Wall Street’s Largest Oil Trade (2017)(bloomberg.com) |
Wall Street’s Largest Oil Trade (2017)(bloomberg.com) |
The article is from 2017, but Mexico has been doing the same trades still every year - for example:
https://www.worldoil.com/news/2020/1/3/mexico-hedges-2020-cr...
This is from this January 2020 - they hedged at $49 per barrel... just before the coronavirus demand shock and oil price fall... another great Hacienda hedge.
This is a case where a hedge plays out well, and the main motive for their play is stability for their government spending. Good for the citizens of Mexico
> From 2001 to 2017, the country made a profit of $2.4 billion.

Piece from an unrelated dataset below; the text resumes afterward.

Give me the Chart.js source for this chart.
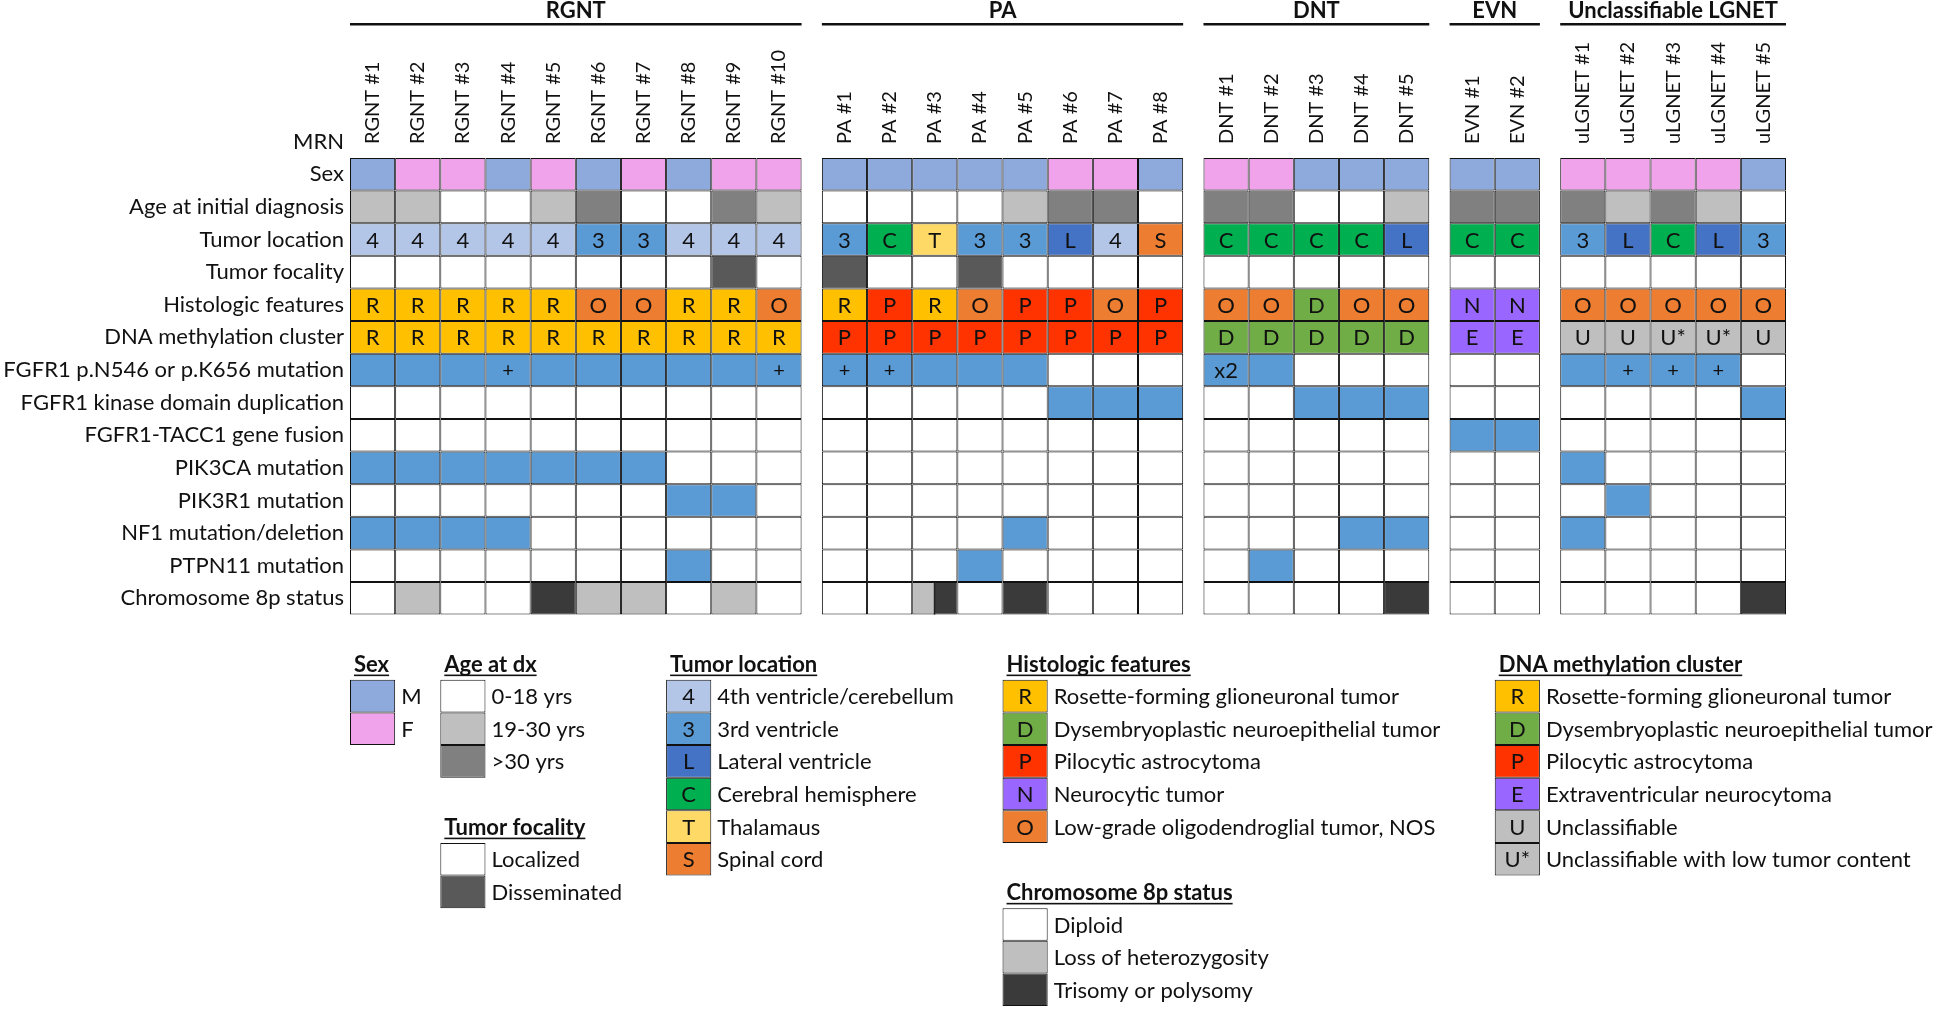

The people who hedge, were doing so because they need time to adjust their supply to demand. This is a fact of reality, and hedging is the tool that allows producers to purchase insurance against sudden changes they couldn't otherwise deal with.
Mexico or whoever, paid for their hedges, so on net it isn't some special advantage they have. It's not about preventing adjustment to demand, but about having the producers who more easily can, do so instead.
Remember: producing oil costs Mexico. They can collect on the puts without producing oil.
If the oil prices drop below Mexico's production cost, whether it's useful for them to continue producing depends on the impact their have on world prices, and thus the payout for their puts.
It's just insurance so when the prices crash the country doesn't go with it. Since no insurance company in the world can insure even a small govt, the only way to go for it is with financial instruments.
We rather lose a bit of money during the good times and not get wiped during the bad times.
It also seems Hacienda is quite decent at reading the markets from the article, I didn't know as much.
Also, It doesn't matter if their hedge costs as much as what it earns them over the years, the advantage they have right now is still real. And while yes, hedging is a common form of insurance in the oil industry, I don't know of any other oil producing state that hedges so much of their production.
So what I meant in my comment is that the revenue stability they have right now but other oil producers don't gives them an outsized negotiating power versus a country like for example Angola, that really cannot afford to not cut production if the Saudis demand it.
Oh, and of course, this is all politics. They are not just maximizing profits, but they also have to worry about the optics of firing redundant workers, if they stop production.